The rest of the session (and perhaps the session following) will be in seminar format: we will examine selections from the current literature on the uses of different chemical tracer tools. The subjects of these seminars will be set by YOU - you're in here presumably because you need to know something about chemical tracers, so each week we will examine what's known about those tracers or techniques best suited to what you need to do for your thesis or research interests. Everyone will have at least one week (and probably two) where their pet topic is the topic of the day. For those weeks where your interests are up, you get to lead discussion: with me, you choose the relevant papers, get them out to your classmates, read them in great depth (discussing them with me as you prepare), and prepare a 10-15 minute or so presentation that crystallizes the topic at hand and kicks off discussions for the day. My job will be to act as co-convener and Majority Whip: I will goad the discussion along by hurling relevant questions at ALL the participants (between the lines, read:
EVERYONE is responsible for reading the papers (and if appropriate, supporting materials from Faure's text) EVERY week -- I WILL know if you haven't). Once everyone has talked to me, I'll put together a schedule of events for the class.

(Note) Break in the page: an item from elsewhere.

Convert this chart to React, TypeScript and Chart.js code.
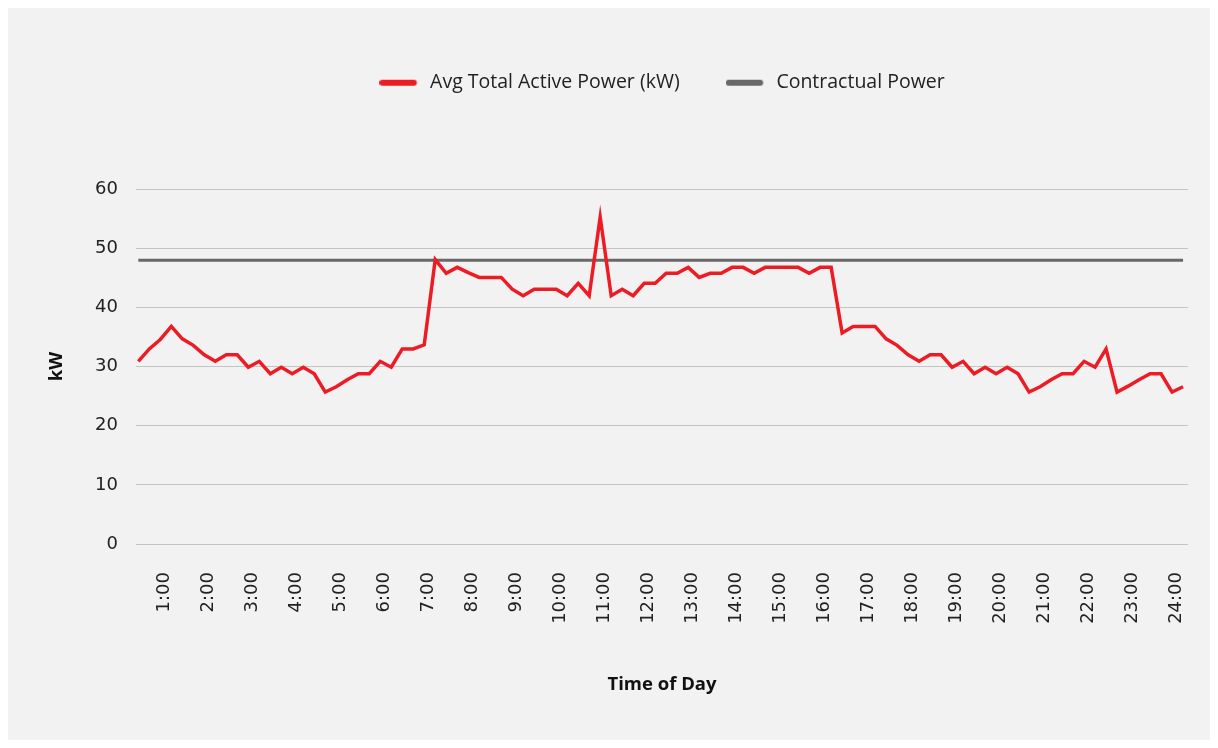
import React, { useEffect, useRef } from 'react';
import { Chart, registerables } from 'chart.js';

Chart.register(...registerables);

// 96 quarter-hour slots; slot index 2 is labelled "1:00", slot 94 is "24:00"
const timeLabels: string[] = [];
for (let i = 0; i < 96; i++) {
  const m = (i + 2) * 15;
  timeLabels.push(`${Math.floor(m / 60)}:${String(m % 60).padStart(2, '0')}`);
}
// show only whole hours on the axis
const hourTickIndexes: number[] = timeLabels
  .map((t, i) => (t.endsWith(':00') && i <= 94 ? i : -1))
  .filter((i) => i >= 0);

const avgPower: number[] = [
  30.9, 33.0, 34.6, 36.8, 34.7, 33.6, 32.0, 30.9, 32.0, 32.0, 29.9, 30.9, 28.8, 29.9, 28.8, 29.9,
  28.8, 25.7, 26.6, 27.8, 28.8, 28.8, 30.9, 29.9, 33.0, 33.0, 33.7, 48.1, 45.8, 46.8, 45.9, 45.1,
  45.1, 45.1, 43.1, 42.0, 43.1, 43.1, 43.1, 42.0, 44.1, 42.0, 55.3, 42.0, 43.1, 42.0, 44.1, 44.1,
  45.8, 45.8, 46.8, 45.1, 45.8, 45.8, 46.8, 46.8, 45.8, 46.8, 46.8, 46.8, 46.8, 45.8, 46.8, 46.8,
  35.7, 36.8, 36.8, 36.8, 34.7, 33.6, 32.0, 30.9, 32.0, 32.0, 29.9, 30.9, 28.8, 29.9, 28.8, 29.9,
  28.8, 25.7, 26.6, 27.8, 28.8, 28.8, 30.9, 29.9, 33.0, 25.7, 26.7, 27.8, 28.8, 28.8, 25.7, 26.6,
];

const contractualPower: number[] = [
  48, 48, 48, 48, 48, 48, 48, 48, 48, 48, 48, 48, 48, 48, 48, 48,
  48, 48, 48, 48, 48, 48, 48, 48, 48, 48, 48, 48, 48, 48, 48, 48,
  48, 48, 48, 48, 48, 48, 48, 48, 48, 48, 48, 48, 48, 48, 48, 48,
  48, 48, 48, 48, 48, 48, 48, 48, 48, 48, 48, 48, 48, 48, 48, 48,
  48, 48, 48, 48, 48, 48, 48, 48, 48, 48, 48, 48, 48, 48, 48, 48,
  48, 48, 48, 48, 48, 48, 48, 48, 48, 48, 48, 48, 48, 48, 48, 48,
];

const seriesNames = ['Avg Total Active Power (kW)', 'Contractual Power'];
const seriesColors = ['#ED1C24', '#686868'];
const yTicks = [0, 10, 20, 30, 40, 50, 60];

const TEXT = '#222222';

function makeSample(color: string): HTMLCanvasElement {
  const c = document.createElement('canvas');
  c.width = 41;
  c.height = 8;
  const g = c.getContext('2d')!;
  g.strokeStyle = color;
  g.lineWidth = 6;
  g.lineCap = 'round';
  g.beginPath();
  g.moveTo(3, 4);
  g.lineTo(34.5, 4);
  g.stroke();
  return c;
}

const legendSpacer = {
  id: 'legendSpacer',
  beforeInit(chart: any) {
    const lg = chart.legend;
    if (!lg || lg.__spaced) return;
    const orig = lg.fit;
    lg.fit = function () {
      orig.call(this);
      this.height = 162.3;
    };
    lg.__spaced = true;
  },
};

export default function App() {
  const ref = useRef<HTMLCanvasElement | null>(null);

  useEffect(() => {
    if (!ref.current) return;
    const samples = seriesColors.map(makeSample);
    const chart = new Chart(ref.current, {
      type: 'line',
      data: {
        datasets: [
          {
            label: seriesNames[0],
            data: avgPower.map((y, i) => ({ x: i, y })),
            borderColor: seriesColors[0],
            backgroundColor: seriesColors[0],
            borderWidth: 3.5,
            pointRadius: 0,
            pointHoverRadius: 0,
            tension: 0,
            fill: false,
          },
          {
            label: seriesNames[1],
            data: contractualPower.map((y, i) => ({ x: i, y })),
            borderColor: seriesColors[1],
            backgroundColor: seriesColors[1],
            borderWidth: 3,
            pointRadius: 0,
            pointHoverRadius: 0,
            tension: 0,
            fill: false,
          },
        ],
      },
      options: {
        animation: false,
        responsive: true,
        maintainAspectRatio: false,
        events: [],
        layout: { padding: { top: 19, right: 22, bottom: 0, left: 0 } },
        plugins: {
          tooltip: { enabled: false },
          legend: {
            position: 'top',
            fullSize: false,
            align: 'center',
            labels: {
              usePointStyle: true,
              pointStyleWidth: 41,
              padding: 46,
              color: TEXT,
              font: { family: 'Open Sans', size: 19.5 },
              generateLabels: (c: any) =>
                c.data.datasets.map((ds: any, i: number) => ({
                  text: ds.label,
                  fillStyle: ds.borderColor,
                  strokeStyle: ds.borderColor,
                  lineWidth: 0,
                  pointStyle: samples[i],
                  hidden: false,
                  datasetIndex: i,
                  fontColor: TEXT,
                })),
            },
          },
        },
        scales: {
          x: {
            type: 'linear',
            min: -0.21,
            max: 95.45,
            grid: { display: false, drawTicks: false },
            border: { display: false },
            afterBuildTicks: (s: any) => {
              s.ticks = hourTickIndexes.map((v) => ({ value: v }));
            },
            afterFit: (s: any) => {
              s.height = 196;
              s.paddingLeft = 0;
              s.paddingRight = 0;
            },
            ticks: {
              autoSkip: false,
              minRotation: 90,
              maxRotation: 90,
              padding: 28,
              labelOffset: 4,
              color: TEXT,
              font: { family: 'DejaVu Sans', size: 18 },
              callback: (v: any) => timeLabels[Number(v)] ?? '',
            },
            title: {
              display: true,
              text: 'Time of Day',
              color: '#111111',
              font: { family: 'Open Sans', size: 18.5, weight: 'bold' },
              padding: { top: 0, bottom: 44 },
            },
          },
          y: {
            min: 0,
            max: 60,
            afterBuildTicks: (s: any) => {
              s.ticks = yTicks.map((v) => ({ value: v }));
            },
            afterFit: (s: any) => {
              s.width = 128;
            },
            grid: { color: '#c4c4c4', lineWidth: 1, drawTicks: false },
            border: { display: false },
            ticks: {
              padding: 18,
              color: TEXT,
              font: { family: 'DejaVu Sans', size: 18 },
            },
            title: {
              display: true,
              text: 'kW',
              color: '#111111',
              font: { family: 'Open Sans', size: 18.5, weight: 'bold' },
              padding: { top: 37.5, bottom: 0 },
            },
          },
        },
      } as any,
      plugins: [legendSpacer],
    });
    return () => chart.destroy();
  }, []);

  return (
    <div style={{ width: 1202, height: 732, background: '#f2f2f2', position: 'relative' }}>
      <canvas ref={ref} />
    </div>
  );
}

Grading: , There will be no exams in this class; in their stead, I will assign problem sets as necessary to assure that everyone is up to speed on data interpretation. The problems will be rather involved, but you are allowed to (and I rather expect you will) work together to figure them out. There will be one written assignment: a short (5 pages) paper in the form of a technical article, in which you attempt to solve a significant geologic problem through the evaluation of relevant data from the literature. All of these written assignments will constitute some 60% of the grade (30% on the paper, and 30% on the problems).

The other 40% of your grade will be based on in-class performance: , degree of preparation, participation in (and attendance for) class discussions, and the quality of your presentations on those days that you lead discussions. So, if behooves you to do your advance work - help me actively in selecting the papers, and discuss them with me before your assigned seminar days (I fully expect you won't understand them completely on the first read, so come and talk to me about them early!!).

3) Potential Extras: If there is interest, we may be able to swing a "field trip" up to the National High Magnetic Field Laboratory in Tallahassee, where my former professor, Dr. Alan Zindler (erstwhile of Florida State University) has an extensive state-of-the-art isotope laboratory. This would require some coordination, as to do the visit and the drives is probably a two-day deal. If the subject matter merits, we may also do some on-campus activities on my DC Plasma Spectrometer, or with the ICP- Mass Spectrometry facility on the St. Petersburg campus, both of which are cutting-edge tools for elemental analysis.

Evaluation: There will be no exams; your work in the lab will substitute for that. Along with the labwork, there will be a series of problem sets related to aspects of the lecture material (data statistics, machine calibration and data reduction methods), that all will perform.

Topics Covered: The first 2-3 sessions will be mine, as I give lectures and readings to get y'all up to speed on the mechanics of tracer studies. (This also gives me time to talk with all of y'all and construct a schedule of events). I'm personally interested in examining a couple of relevant topics (listed below): if someone else wants to pick them up, Marvelous! If not, we'll cover them on unclaimed weeks. I reserve the right to sweeten any week's topic with one other relevant article (usually to put a twist on matters).

Seminar Topics for 1997

Seminar 1 Topic and Papers

Seminar 2 Topic and Papers

Seminar 3 Topic and Papers

Seminar 4 Topic and Papers

Professor's pet Topics::

-- The use of Rare Earth Elements in studies of terrestrial systems over a wide P-T-PH2O range. Magmatic rocks, hydrothermal and ore systems, volcanic island hydrologic approaches, etc.

--Cosmogenic Radionuclide studies: 10Be, 26Al, and 36Cl in surficial and deep Earth materials. Applications in erosion rate studies, cosmic ray exposure dating, and studies of marine sedimentation.

--U-series disequilibrium isotopes: 226Ra, 230Th, and others. Applications to tracking slab-derived components in the deep mantle and to carbonate geochronology.

--Light element abundance systematics (my specialty!) Li, Be and B as tracers in water/rock/melt systems.

11/10B, 7/6Li in studies of submarine alteration and the precipitation of marine carbonates.

"Traditional" Stable Isotopes: 13C, 18O, 15N, D/H, 3/4He, and the Noble Gas systems. Many, many applications!